I earlier had a doubt based on ray theory that light must reflect and so all wavelengths should propagate through SMF. This Q/A Single-mode fibers and ray-theory of light does specify that we have to consider wave theory for propagation of wave in SMF, but i still don't get why a SMF has a cutoff wavelength.

Any optical fibre - and any optical waveguide in general - has a cutoff wavelength (and therefore a cutoff frequency or a cutoff energy) because wether light is confined in the film region (guided modes) or escapes to the substrate (substrate-radiation modes) depends on the propagation constant, $\beta$, which is related to frequency trough the dispersion relation. $\beta$ is just the quantity introduced to account for the propagation of the wave along the optical axis of the waveguide or fibre, and it appears in the wave equation. Since ray theory doesn't consider this quantity nor the effect of dispersion, it fails to account for the existence of a cutoff wavelength.

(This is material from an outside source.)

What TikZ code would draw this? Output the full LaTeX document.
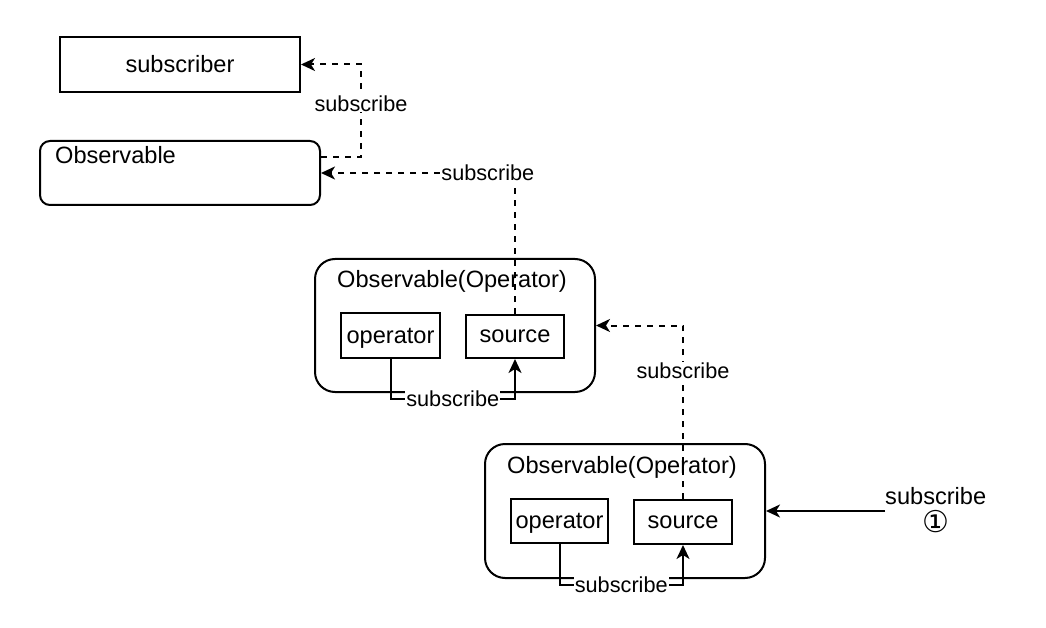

This figure shows how $\beta$ and $\omega$ relate in an optical fibre or waveguide (taken from Tamir et al: Integrated Optics - Springer Verlag 1979). The $n_s k$ line corresponds to the cutoff region (the cutoff condition is precisely $N_\nu = n_s$ and therefore $\beta_\nu = k n_s$, where $N_\nu$ is the effective index and $n_s$ the refraction index of the substrate).